**TASK GOAL**. Repeat every line of the listing below exactly, minus the pictures.

**DATASET CONTENT**.
* Start *
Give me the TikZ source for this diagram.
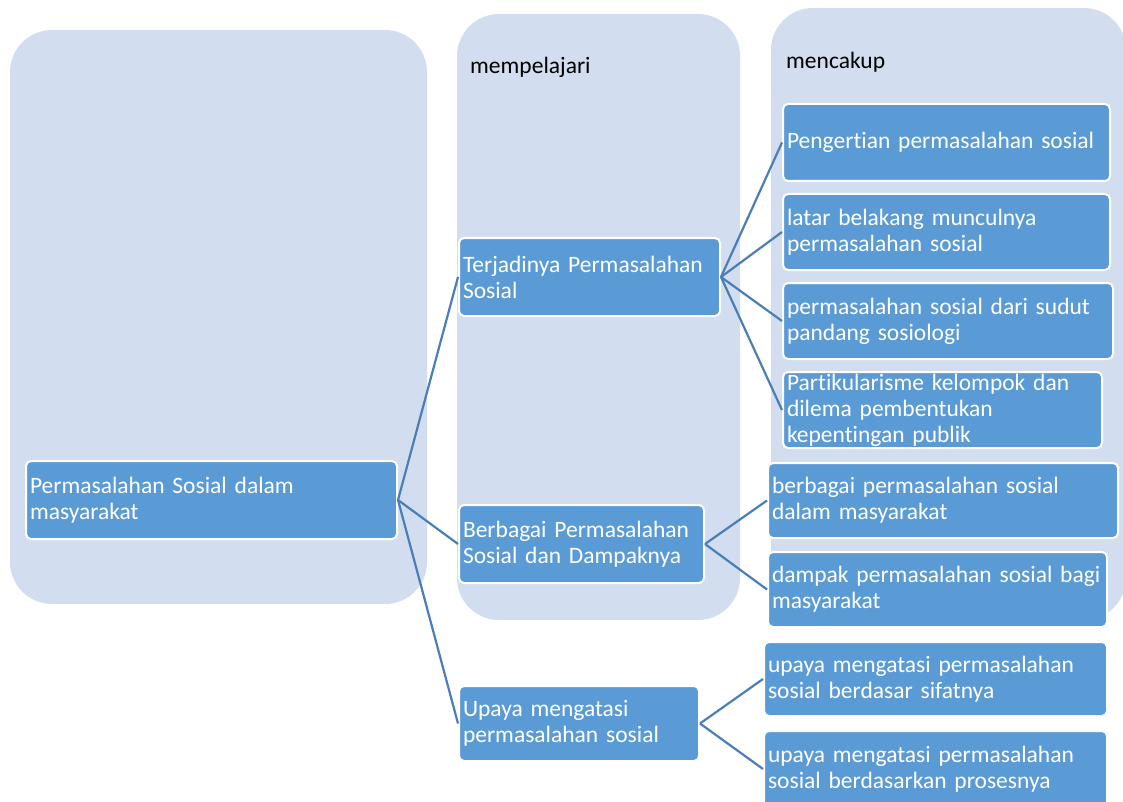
\documentclass[tikz,border=0pt]{standalone}
\usepackage{fontspec}
\setmainfont{Carlito}[Ligatures={NoCommon}]
\definecolor{panelfill}{HTML}{D2DEEF}
\definecolor{boxfill}{HTML}{5B9BD5}
\definecolor{linkcol}{HTML}{4A7EB5}
\tikzset{
  panel/.style={fill=panelfill, draw=none, rounded corners=42pt},
  tbox/.style={fill=boxfill, draw=white, line width=2pt, rounded corners=5pt,
    text=white, align=left, inner xsep=4pt, inner ysep=0pt,
    font=\fontsize{23.5}{26}\selectfont},
  link/.style={draw=linkcol, line width=2.2pt},
  plabel/.style={anchor=west, inner sep=0pt, font=\fontsize{23.5}{26}\selectfont}
}
\newcommand{\bx}[7]{% name, x1, y1, x2, y2, text
  \node[tbox, minimum width={#4-#2}, minimum height={#5-#3}, text width={#4-#2-8}] (#1) at ({(#2+#4)/2},{(#3+#5)/2}) {#6};}
\begin{document}
\begin{tikzpicture}[x=1pt,y=-1pt]
\useasboundingbox (0,0) rectangle (1123,802);
\clip (0,0) rectangle (1123,802);
% panels
\path[panel] (10,30) rectangle (427,604);
\path[panel] (457,14) rectangle (740,620);
\path[panel] (771,8) rectangle (1126,620);
\node[plabel] (lab1) at (470,67) {mempelajari};
\node[plabel] (lab2) at (786,62) {mencakup};
% boxes
\bx{root}{26}{461}{397}{539}{Permasalahan Sosial dalam\\masyarakat}{}
\bx{t1}{459}{238}{720}{316}{Terjadinya Permasalahan\\Sosial}{}
\bx{t2}{459}{505}{704}{583}{Berbagai Permasalahan\\Sosial dan Dampaknya}{}
\bx{t3}{459}{686}{699}{761}{Upaya mengatasi\\permasalahan sosial}{}
\bx{c1}{783}{104}{1110}{181}{Pengertian permasalahan sosial}{}
\bx{c2}{783}{194}{1110}{270}{latar belakang munculnya\\permasalahan sosial}{}
\bx{c3}{783}{283}{1113}{359}{permasalahan sosial dari sudut\\pandang sosiologi}{}
\bx{c4}{783}{372}{1102}{448}{Partikularisme kelompok dan\\dilema pembentukan\\kepentingan publik}{}
\bx{d1}{768}{463}{1118}{538}{berbagai permasalahan sosial\\dalam masyarakat}{}
\bx{d2}{768}{552}{1107}{627}{dampak permasalahan sosial bagi\\masyarakat}{}
\bx{u1}{764}{642}{1107}{716}{upaya mengatasi permasalahan\\sosial berdasar sifatnya}{}
\bx{u2}{764}{731}{1107}{807}{upaya mengatasi permasalahan\\sosial berdasarkan prosesnya}{}
% connectors
\foreach \c in {t1,t2,t3} \draw[link] (root.east) -- (\c.west);
\foreach \c in {c1,c2,c3,c4} \draw[link] (t1.east) -- (\c.west);
\foreach \c in {d1,d2} \draw[link] (t2.east) -- (\c.west);
\foreach \c in {u1,u2} \draw[link] (t3.east) -- (\c.west);
\end{tikzpicture}
\end{document}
* End *
**THE RESULT**.
Give me the TikZ source for this diagram.
\documentclass[tikz,border=0pt]{standalone}
\usepackage{fontspec}
\setmainfont{Carlito}[Ligatures={NoCommon}]
\definecolor{panelfill}{HTML}{D2DEEF}
\definecolor{boxfill}{HTML}{5B9BD5}
\definecolor{linkcol}{HTML}{4A7EB5}
\tikzset{
  panel/.style={fill=panelfill, draw=none, rounded corners=42pt},
  tbox/.style={fill=boxfill, draw=white, line width=2pt, rounded corners=5pt,
    text=white, align=left, inner xsep=4pt, inner ysep=0pt,
    font=\fontsize{23.5}{26}\selectfont},
  link/.style={draw=linkcol, line width=2.2pt},
  plabel/.style={anchor=west, inner sep=0pt, font=\fontsize{23.5}{26}\selectfont}
}
\newcommand{\bx}[7]{% name, x1, y1, x2, y2, text
  \node[tbox, minimum width={#4-#2}, minimum height={#5-#3}, text width={#4-#2-8}] (#1) at ({(#2+#4)/2},{(#3+#5)/2}) {#6};}
\begin{document}
\begin{tikzpicture}[x=1pt,y=-1pt]
\useasboundingbox (0,0) rectangle (1123,802);
\clip (0,0) rectangle (1123,802);
% panels
\path[panel] (10,30) rectangle (427,604);
\path[panel] (457,14) rectangle (740,620);
\path[panel] (771,8) rectangle (1126,620);
\node[plabel] (lab1) at (470,67) {mempelajari};
\node[plabel] (lab2) at (786,62) {mencakup};
% boxes
\bx{root}{26}{461}{397}{539}{Permasalahan Sosial dalam\\masyarakat}{}
\bx{t1}{459}{238}{720}{316}{Terjadinya Permasalahan\\Sosial}{}
\bx{t2}{459}{505}{704}{583}{Berbagai Permasalahan\\Sosial dan Dampaknya}{}
\bx{t3}{459}{686}{699}{761}{Upaya mengatasi\\permasalahan sosial}{}
\bx{c1}{783}{104}{1110}{181}{Pengertian permasalahan sosial}{}
\bx{c2}{783}{194}{1110}{270}{latar belakang munculnya\\permasalahan sosial}{}
\bx{c3}{783}{283}{1113}{359}{permasalahan sosial dari sudut\\pandang sosiologi}{}
\bx{c4}{783}{372}{1102}{448}{Partikularisme kelompok dan\\dilema pembentukan\\kepentingan publik}{}
\bx{d1}{768}{463}{1118}{538}{berbagai permasalahan sosial\\dalam masyarakat}{}
\bx{d2}{768}{552}{1107}{627}{dampak permasalahan sosial bagi\\masyarakat}{}
\bx{u1}{764}{642}{1107}{716}{upaya mengatasi permasalahan\\sosial berdasar sifatnya}{}
\bx{u2}{764}{731}{1107}{807}{upaya mengatasi permasalahan\\sosial berdasarkan prosesnya}{}
% connectors
\foreach \c in {t1,t2,t3} \draw[link] (root.east) -- (\c.west);
\foreach \c in {c1,c2,c3,c4} \draw[link] (t1.east) -- (\c.west);
\foreach \c in {d1,d2} \draw[link] (t2.east) -- (\c.west);
\foreach \c in {u1,u2} \draw[link] (t3.east) -- (\c.west);
\end{tikzpicture}
\end{document}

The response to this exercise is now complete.